Faşizm, Vladimir Lenin'in tanımladığı gibi "kapitalizmin daha yüksek aşaması" olan emperyalizmin doğal bir sonucudur. Farklı ülkelerde burjuvazinin egemenliğini ve rejimi istikrara kavuşturamadığında parlamenter demokrasinin yerini almaya başlayan emperyalist egemenliğin yeni bir siyasi biçimidir. Söz konusu ülkenin emperyalist yayılmasıyla birlikte, kendi ülkesindeki ve yurtdışındaki işçilerin ve halkın liberal-demokratik mekanizmalarla değil, kaba kuvvetle boyunduruk altına alınmasıdır.

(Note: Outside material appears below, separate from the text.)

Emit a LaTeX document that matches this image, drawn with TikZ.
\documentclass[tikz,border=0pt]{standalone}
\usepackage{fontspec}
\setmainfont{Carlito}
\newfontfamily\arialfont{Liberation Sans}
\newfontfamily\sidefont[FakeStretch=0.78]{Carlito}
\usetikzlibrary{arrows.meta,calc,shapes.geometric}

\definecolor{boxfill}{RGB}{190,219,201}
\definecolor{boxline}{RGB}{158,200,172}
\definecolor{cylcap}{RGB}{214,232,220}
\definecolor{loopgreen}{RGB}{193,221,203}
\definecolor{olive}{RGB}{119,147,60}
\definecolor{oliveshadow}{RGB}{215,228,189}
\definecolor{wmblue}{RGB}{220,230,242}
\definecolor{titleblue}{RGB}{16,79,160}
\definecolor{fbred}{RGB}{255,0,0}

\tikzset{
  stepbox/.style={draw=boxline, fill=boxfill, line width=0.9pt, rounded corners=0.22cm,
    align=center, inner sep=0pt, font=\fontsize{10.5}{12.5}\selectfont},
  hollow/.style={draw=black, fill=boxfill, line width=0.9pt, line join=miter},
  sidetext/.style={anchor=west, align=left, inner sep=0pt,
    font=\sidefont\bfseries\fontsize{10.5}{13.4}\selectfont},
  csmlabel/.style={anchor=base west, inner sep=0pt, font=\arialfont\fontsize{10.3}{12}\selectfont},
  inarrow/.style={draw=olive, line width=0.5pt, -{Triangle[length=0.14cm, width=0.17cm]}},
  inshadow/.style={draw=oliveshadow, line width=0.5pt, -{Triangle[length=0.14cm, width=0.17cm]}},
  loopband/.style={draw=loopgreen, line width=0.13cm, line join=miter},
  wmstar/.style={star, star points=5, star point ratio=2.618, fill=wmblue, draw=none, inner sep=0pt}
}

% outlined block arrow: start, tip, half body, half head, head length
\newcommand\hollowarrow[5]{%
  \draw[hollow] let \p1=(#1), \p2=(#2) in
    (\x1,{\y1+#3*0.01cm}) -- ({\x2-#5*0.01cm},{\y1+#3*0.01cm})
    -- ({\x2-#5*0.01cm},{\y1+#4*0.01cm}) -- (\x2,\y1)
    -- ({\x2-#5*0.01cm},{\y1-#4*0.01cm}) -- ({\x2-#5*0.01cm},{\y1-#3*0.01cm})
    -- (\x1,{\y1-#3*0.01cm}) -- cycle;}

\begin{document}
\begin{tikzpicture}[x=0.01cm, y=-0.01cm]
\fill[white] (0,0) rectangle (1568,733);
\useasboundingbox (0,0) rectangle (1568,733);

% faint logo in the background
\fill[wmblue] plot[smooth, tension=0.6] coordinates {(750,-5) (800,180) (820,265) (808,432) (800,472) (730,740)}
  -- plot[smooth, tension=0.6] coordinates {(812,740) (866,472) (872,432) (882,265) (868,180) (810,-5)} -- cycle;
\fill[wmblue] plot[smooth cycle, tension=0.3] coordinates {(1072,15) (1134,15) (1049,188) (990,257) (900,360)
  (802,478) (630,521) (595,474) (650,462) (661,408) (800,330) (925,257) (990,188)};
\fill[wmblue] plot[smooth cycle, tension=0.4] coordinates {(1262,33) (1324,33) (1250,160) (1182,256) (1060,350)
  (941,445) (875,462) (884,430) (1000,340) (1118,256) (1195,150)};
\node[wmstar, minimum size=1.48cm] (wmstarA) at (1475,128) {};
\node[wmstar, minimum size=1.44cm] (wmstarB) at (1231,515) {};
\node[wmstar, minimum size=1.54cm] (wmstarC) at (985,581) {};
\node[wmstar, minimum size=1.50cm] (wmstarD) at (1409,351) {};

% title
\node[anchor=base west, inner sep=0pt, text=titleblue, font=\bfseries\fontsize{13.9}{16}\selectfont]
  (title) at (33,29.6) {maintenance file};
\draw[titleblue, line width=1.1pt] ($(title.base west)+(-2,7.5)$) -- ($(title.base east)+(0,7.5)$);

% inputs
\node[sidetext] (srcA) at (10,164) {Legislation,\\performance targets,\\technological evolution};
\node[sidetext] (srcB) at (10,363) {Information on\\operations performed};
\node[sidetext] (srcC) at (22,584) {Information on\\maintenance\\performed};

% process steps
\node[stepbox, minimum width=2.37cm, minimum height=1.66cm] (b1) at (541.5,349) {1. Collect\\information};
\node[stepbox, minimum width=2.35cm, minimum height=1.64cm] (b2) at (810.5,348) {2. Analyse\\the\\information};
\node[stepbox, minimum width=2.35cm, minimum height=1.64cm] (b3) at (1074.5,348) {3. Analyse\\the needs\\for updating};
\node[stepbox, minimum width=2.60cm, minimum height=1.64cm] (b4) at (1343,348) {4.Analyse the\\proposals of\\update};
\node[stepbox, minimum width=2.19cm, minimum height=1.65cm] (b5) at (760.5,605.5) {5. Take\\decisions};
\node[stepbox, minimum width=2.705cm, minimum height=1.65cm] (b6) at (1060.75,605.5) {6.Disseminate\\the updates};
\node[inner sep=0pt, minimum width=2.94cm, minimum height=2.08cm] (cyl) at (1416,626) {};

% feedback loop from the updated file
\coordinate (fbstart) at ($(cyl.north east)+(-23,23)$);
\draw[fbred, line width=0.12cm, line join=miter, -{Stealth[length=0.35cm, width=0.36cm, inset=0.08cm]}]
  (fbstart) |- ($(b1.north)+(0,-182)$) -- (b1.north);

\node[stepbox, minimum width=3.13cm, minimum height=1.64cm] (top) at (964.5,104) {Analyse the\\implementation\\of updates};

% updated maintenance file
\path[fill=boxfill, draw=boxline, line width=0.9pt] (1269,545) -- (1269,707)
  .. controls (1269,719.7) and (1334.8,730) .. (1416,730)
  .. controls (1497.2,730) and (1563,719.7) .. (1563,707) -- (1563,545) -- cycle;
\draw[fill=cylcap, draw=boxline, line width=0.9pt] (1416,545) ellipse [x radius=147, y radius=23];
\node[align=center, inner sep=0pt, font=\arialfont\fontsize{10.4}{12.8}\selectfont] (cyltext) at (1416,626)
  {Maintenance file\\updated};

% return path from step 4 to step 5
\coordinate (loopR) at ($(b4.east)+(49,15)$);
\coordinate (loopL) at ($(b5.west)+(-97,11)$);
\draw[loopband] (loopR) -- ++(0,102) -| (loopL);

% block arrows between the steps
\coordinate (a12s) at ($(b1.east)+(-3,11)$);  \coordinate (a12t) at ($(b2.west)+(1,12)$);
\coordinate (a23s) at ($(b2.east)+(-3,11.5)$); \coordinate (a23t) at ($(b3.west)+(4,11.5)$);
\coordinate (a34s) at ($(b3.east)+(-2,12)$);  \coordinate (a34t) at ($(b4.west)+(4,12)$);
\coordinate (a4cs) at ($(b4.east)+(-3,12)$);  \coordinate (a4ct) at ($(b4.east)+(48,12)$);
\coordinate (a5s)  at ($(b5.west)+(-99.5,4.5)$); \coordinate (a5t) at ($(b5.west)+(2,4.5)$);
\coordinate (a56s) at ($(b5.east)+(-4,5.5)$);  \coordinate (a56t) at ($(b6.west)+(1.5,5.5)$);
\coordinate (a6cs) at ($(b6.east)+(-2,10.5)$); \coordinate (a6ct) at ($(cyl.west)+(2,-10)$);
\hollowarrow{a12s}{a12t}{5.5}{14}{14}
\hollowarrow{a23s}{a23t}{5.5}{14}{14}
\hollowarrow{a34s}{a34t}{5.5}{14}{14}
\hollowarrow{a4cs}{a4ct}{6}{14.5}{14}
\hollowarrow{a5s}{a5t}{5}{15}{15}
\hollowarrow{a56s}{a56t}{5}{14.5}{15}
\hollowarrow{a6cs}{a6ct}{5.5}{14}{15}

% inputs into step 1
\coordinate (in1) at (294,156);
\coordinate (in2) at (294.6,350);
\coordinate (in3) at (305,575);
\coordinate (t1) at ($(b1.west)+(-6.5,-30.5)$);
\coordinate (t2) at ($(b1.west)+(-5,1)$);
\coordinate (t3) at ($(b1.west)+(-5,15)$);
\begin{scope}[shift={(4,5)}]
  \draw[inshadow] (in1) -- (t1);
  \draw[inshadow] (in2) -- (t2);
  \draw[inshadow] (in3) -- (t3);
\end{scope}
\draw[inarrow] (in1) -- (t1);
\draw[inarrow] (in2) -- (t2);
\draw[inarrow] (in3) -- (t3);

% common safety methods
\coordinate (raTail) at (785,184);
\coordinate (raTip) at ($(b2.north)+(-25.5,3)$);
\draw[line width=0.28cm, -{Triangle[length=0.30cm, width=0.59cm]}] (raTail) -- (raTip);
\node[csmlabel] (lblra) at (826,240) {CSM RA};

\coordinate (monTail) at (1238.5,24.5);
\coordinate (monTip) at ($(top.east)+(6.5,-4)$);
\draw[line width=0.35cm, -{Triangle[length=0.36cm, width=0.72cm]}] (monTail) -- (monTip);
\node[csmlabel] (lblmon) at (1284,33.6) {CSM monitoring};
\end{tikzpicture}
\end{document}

Bu tahakküm, şovenist ve ırkçı duyguları üreten ve yeniden üreten ulusal mitoloji temelinde meşrulaştırılmaktadır. Siyonizm ise Ortadoğu'nun koşullarına ve Anglo-Amerikan emperyalizminin bu bölge üzerindeki egemenlik arzularına uyarlanmış bir faşizm olarak düşünülebilir. Sonuçta, bu makalede yer alan açıklamalardan ve Filistin halkının son 76 yıldır yaşadığı apartheid gerçeğinden de görüldüğü üzere, Siyonizm'in özellikleri, zamanın ve coğrafi konumun koşullarına uyarlanmış geleneksel faşizminkilere çok benzemektedir. İsrail Devleti emperyalizm tarafından üretilmiş ve Siyonist mitolojiyi eğitim sistemine ve resmi ideolojinin diğer yeniden üretim biçimlerine, faşist milisleri de silahlı kuvvetlerine ve polis güçlerine dahil etmiştir. Siyonizm - İsrail Devleti - Filistin'e uygulanan faşist emperyalizmdir.